Reproduce the listing below exactly. Pictures do not belong in the copy.

▼

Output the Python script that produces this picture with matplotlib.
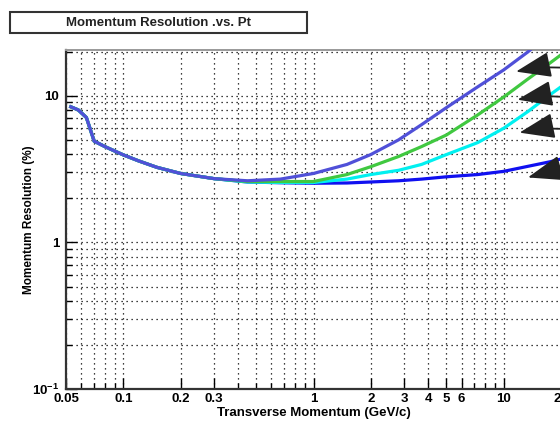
import numpy as np
import matplotlib
matplotlib.use("Agg")
import matplotlib.pyplot as plt
from matplotlib.ticker import FixedLocator, NullFormatter, FixedFormatter
from matplotlib.patches import Rectangle

plt.rcParams['font.family'] = ['Liberation Sans', 'DejaVu Sans']
plt.rcParams['font.weight'] = 'bold'
plt.rcParams['mathtext.fontset'] = 'custom'
plt.rcParams['mathtext.rm'] = 'Liberation Sans:bold'
plt.rcParams['mathtext.bf'] = 'Liberation Sans:bold'

# transverse momentum grid (GeV/c)
pt = [0.053, 0.058, 0.064, 0.0703, 0.08, 0.09, 0.1, 0.12, 0.15, 0.2, 0.3, 0.45,
      0.67, 1.0, 1.5, 2.0, 2.8, 3.7, 5.0, 7.3, 10.0, 13.4, 17.6, 20.0]

# resolution (%) for the four curves
res_purple = [8.4, 8.0, 7.1, 4.9, 4.5, 4.2, 3.95, 3.6, 3.25, 2.95, 2.72, 2.63,
              2.7, 2.95, 3.4, 3.97, 5.0, 6.35, 8.3, 11.5, 15.0, 19.9, 27.0, 30.0]
res_green = [8.4, 8.0, 7.1, 4.9, 4.5, 4.2, 3.95, 3.6, 3.25, 2.95, 2.72, 2.6,
             2.6, 2.6, 2.9, 3.28, 3.85, 4.5, 5.4, 7.4, 9.8, 13.0, 16.8, 19.0]
res_cyan = [8.4, 8.0, 7.1, 4.9, 4.5, 4.2, 3.95, 3.6, 3.25, 2.95, 2.72, 2.58,
            2.56, 2.56, 2.7, 2.9, 3.1, 3.4, 3.97, 4.79, 6.0, 7.8, 10.2, 11.5]
res_blue = [8.4, 8.0, 7.1, 4.9, 4.5, 4.2, 3.95, 3.6, 3.25, 2.95, 2.72, 2.58,
            2.55, 2.53, 2.54, 2.58, 2.63, 2.7, 2.8, 2.9, 3.05, 3.3, 3.55, 3.7]

# arrow tips (pt, %) pointing at the curves
arrow_x = [11.6, 11.8, 12.1, 13.4]
arrow_y = [14.6, 9.4, 5.6, 2.77]
arrow_tail_y = [0.91, 0.82, 0.73, 0.62]

xticks = [0.05, 0.1, 0.2, 0.3, 1, 2, 3, 4, 5, 6, 10, 20]
xticklabels = ['0.05', '0.1', '0.2', '0.3', '1', '2', '3', '4', '5', '6', '10', '20']
xminor = [0.06, 0.07, 0.08, 0.09, 0.4, 0.5, 0.6, 0.7, 0.8, 0.9, 7, 8, 9]
yticks = [0.1, 1, 10]
yticklabels = ['10$^{-1}$', '1', '10']
yminor = [m * d for d in [0.1, 1, 10] for m in range(2, 10)]

fig = plt.figure(figsize=(5.6, 4.22), dpi=100)
ax = fig.add_axes([66 / 560, 33 / 422, 495 / 560, 339 / 422])

ax.plot(pt, res_blue, color='#1010f0', lw=2.3, zorder=3)
ax.plot(pt, res_cyan, color='#00f0f0', lw=2.3, zorder=3)
ax.plot(pt, res_green, color='#40c840', lw=2.3, zorder=3)
ax.plot(pt, res_purple, color='#5050d8', lw=2.3, zorder=4)

ax.set_xscale('log')
ax.set_yscale('log')
ax.set_xlim(0.05, 20)
ax.set_ylim(0.1, 20.5)

ax.xaxis.set_major_locator(FixedLocator(xticks))
ax.xaxis.set_major_formatter(FixedFormatter(xticklabels))
ax.xaxis.set_minor_locator(FixedLocator(xminor))
ax.xaxis.set_minor_formatter(NullFormatter())
ax.yaxis.set_major_locator(FixedLocator(yticks))
ax.yaxis.set_major_formatter(FixedFormatter(yticklabels))
ax.yaxis.set_minor_locator(FixedLocator(yminor))
ax.yaxis.set_minor_formatter(NullFormatter())

ax.tick_params(which='both', direction='in', labelsize=9.5, width=1.0)
ax.tick_params(which='major', length=8)
ax.tick_params(which='minor', length=4)
ax.tick_params(axis='x', pad=3)
ax.tick_params(axis='y', pad=5)

ax.grid(True, which='both', color='black', linestyle=(0, (1, 3)), linewidth=0.9)

for s in ['left', 'bottom']:
    ax.spines[s].set_linewidth(1.6)
    ax.spines[s].set_color('#333333')
ax.spines['top'].set_color('#999999')
ax.spines['top'].set_linewidth(1.4)

ax.set_xlabel('Transverse Momentum (GeV/c)', fontsize=9.5, fontweight='bold', labelpad=1)
ax.set_ylabel('Momentum Resolution (%)', fontsize=8.5, fontweight='bold', labelpad=-2)

for i in range(len(arrow_x)):
    ax.annotate('', xy=(arrow_x[i], arrow_y[i]), xycoords='data',
                xytext=(1.12, arrow_tail_y[i]), textcoords='axes fraction',
                annotation_clip=False,
                arrowprops=dict(arrowstyle='-|>,head_length=1.1,head_width=0.4',
                                mutation_scale=20, color='#222222', lw=1.3,
                                shrinkA=0, shrinkB=0,
                                connectionstyle='arc3,rad=0.15'))

# title box
fig.patches.append(Rectangle((10 / 560, 389 / 422), 297 / 560, 21 / 422,
                             transform=fig.transFigure, facecolor='white',
                             edgecolor='#333333', linewidth=1.5))
fig.text(158 / 560, 399.5 / 422, 'Momentum Resolution .vs. Pt', ha='center', va='center',
         fontsize=9.5, fontweight='bold', color='#222222')

fig.savefig('out.png', dpi=100)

▲

▶ [Output]:
Output the Python script that produces this picture with matplotlib.
import numpy as np
import matplotlib
matplotlib.use("Agg")
import matplotlib.pyplot as plt
from matplotlib.ticker import FixedLocator, NullFormatter, FixedFormatter
from matplotlib.patches import Rectangle

plt.rcParams['font.family'] = ['Liberation Sans', 'DejaVu Sans']
plt.rcParams['font.weight'] = 'bold'
plt.rcParams['mathtext.fontset'] = 'custom'
plt.rcParams['mathtext.rm'] = 'Liberation Sans:bold'
plt.rcParams['mathtext.bf'] = 'Liberation Sans:bold'

# transverse momentum grid (GeV/c)
pt = [0.053, 0.058, 0.064, 0.0703, 0.08, 0.09, 0.1, 0.12, 0.15, 0.2, 0.3, 0.45,
      0.67, 1.0, 1.5, 2.0, 2.8, 3.7, 5.0, 7.3, 10.0, 13.4, 17.6, 20.0]

# resolution (%) for the four curves
res_purple = [8.4, 8.0, 7.1, 4.9, 4.5, 4.2, 3.95, 3.6, 3.25, 2.95, 2.72, 2.63,
              2.7, 2.95, 3.4, 3.97, 5.0, 6.35, 8.3, 11.5, 15.0, 19.9, 27.0, 30.0]
res_green = [8.4, 8.0, 7.1, 4.9, 4.5, 4.2, 3.95, 3.6, 3.25, 2.95, 2.72, 2.6,
             2.6, 2.6, 2.9, 3.28, 3.85, 4.5, 5.4, 7.4, 9.8, 13.0, 16.8, 19.0]
res_cyan = [8.4, 8.0, 7.1, 4.9, 4.5, 4.2, 3.95, 3.6, 3.25, 2.95, 2.72, 2.58,
            2.56, 2.56, 2.7, 2.9, 3.1, 3.4, 3.97, 4.79, 6.0, 7.8, 10.2, 11.5]
res_blue = [8.4, 8.0, 7.1, 4.9, 4.5, 4.2, 3.95, 3.6, 3.25, 2.95, 2.72, 2.58,
            2.55, 2.53, 2.54, 2.58, 2.63, 2.7, 2.8, 2.9, 3.05, 3.3, 3.55, 3.7]

# arrow tips (pt, %) pointing at the curves
arrow_x = [11.6, 11.8, 12.1, 13.4]
arrow_y = [14.6, 9.4, 5.6, 2.77]
arrow_tail_y = [0.91, 0.82, 0.73, 0.62]

xticks = [0.05, 0.1, 0.2, 0.3, 1, 2, 3, 4, 5, 6, 10, 20]
xticklabels = ['0.05', '0.1', '0.2', '0.3', '1', '2', '3', '4', '5', '6', '10', '20']
xminor = [0.06, 0.07, 0.08, 0.09, 0.4, 0.5, 0.6, 0.7, 0.8, 0.9, 7, 8, 9]
yticks = [0.1, 1, 10]
yticklabels = ['10$^{-1}$', '1', '10']
yminor = [m * d for d in [0.1, 1, 10] for m in range(2, 10)]

fig = plt.figure(figsize=(5.6, 4.22), dpi=100)
ax = fig.add_axes([66 / 560, 33 / 422, 495 / 560, 339 / 422])

ax.plot(pt, res_blue, color='#1010f0', lw=2.3, zorder=3)
ax.plot(pt, res_cyan, color='#00f0f0', lw=2.3, zorder=3)
ax.plot(pt, res_green, color='#40c840', lw=2.3, zorder=3)
ax.plot(pt, res_purple, color='#5050d8', lw=2.3, zorder=4)

ax.set_xscale('log')
ax.set_yscale('log')
ax.set_xlim(0.05, 20)
ax.set_ylim(0.1, 20.5)

ax.xaxis.set_major_locator(FixedLocator(xticks))
ax.xaxis.set_major_formatter(FixedFormatter(xticklabels))
ax.xaxis.set_minor_locator(FixedLocator(xminor))
ax.xaxis.set_minor_formatter(NullFormatter())
ax.yaxis.set_major_locator(FixedLocator(yticks))
ax.yaxis.set_major_formatter(FixedFormatter(yticklabels))
ax.yaxis.set_minor_locator(FixedLocator(yminor))
ax.yaxis.set_minor_formatter(NullFormatter())

ax.tick_params(which='both', direction='in', labelsize=9.5, width=1.0)
ax.tick_params(which='major', length=8)
ax.tick_params(which='minor', length=4)
ax.tick_params(axis='x', pad=3)
ax.tick_params(axis='y', pad=5)

ax.grid(True, which='both', color='black', linestyle=(0, (1, 3)), linewidth=0.9)

for s in ['left', 'bottom']:
    ax.spines[s].set_linewidth(1.6)
    ax.spines[s].set_color('#333333')
ax.spines['top'].set_color('#999999')
ax.spines['top'].set_linewidth(1.4)

ax.set_xlabel('Transverse Momentum (GeV/c)', fontsize=9.5, fontweight='bold', labelpad=1)
ax.set_ylabel('Momentum Resolution (%)', fontsize=8.5, fontweight='bold', labelpad=-2)

for i in range(len(arrow_x)):
    ax.annotate('', xy=(arrow_x[i], arrow_y[i]), xycoords='data',
                xytext=(1.12, arrow_tail_y[i]), textcoords='axes fraction',
                annotation_clip=False,
                arrowprops=dict(arrowstyle='-|>,head_length=1.1,head_width=0.4',
                                mutation_scale=20, color='#222222', lw=1.3,
                                shrinkA=0, shrinkB=0,
                                connectionstyle='arc3,rad=0.15'))

# title box
fig.patches.append(Rectangle((10 / 560, 389 / 422), 297 / 560, 21 / 422,
                             transform=fig.transFigure, facecolor='white',
                             edgecolor='#333333', linewidth=1.5))
fig.text(158 / 560, 399.5 / 422, 'Momentum Resolution .vs. Pt', ha='center', va='center',
         fontsize=9.5, fontweight='bold', color='#222222')

fig.savefig('out.png', dpi=100)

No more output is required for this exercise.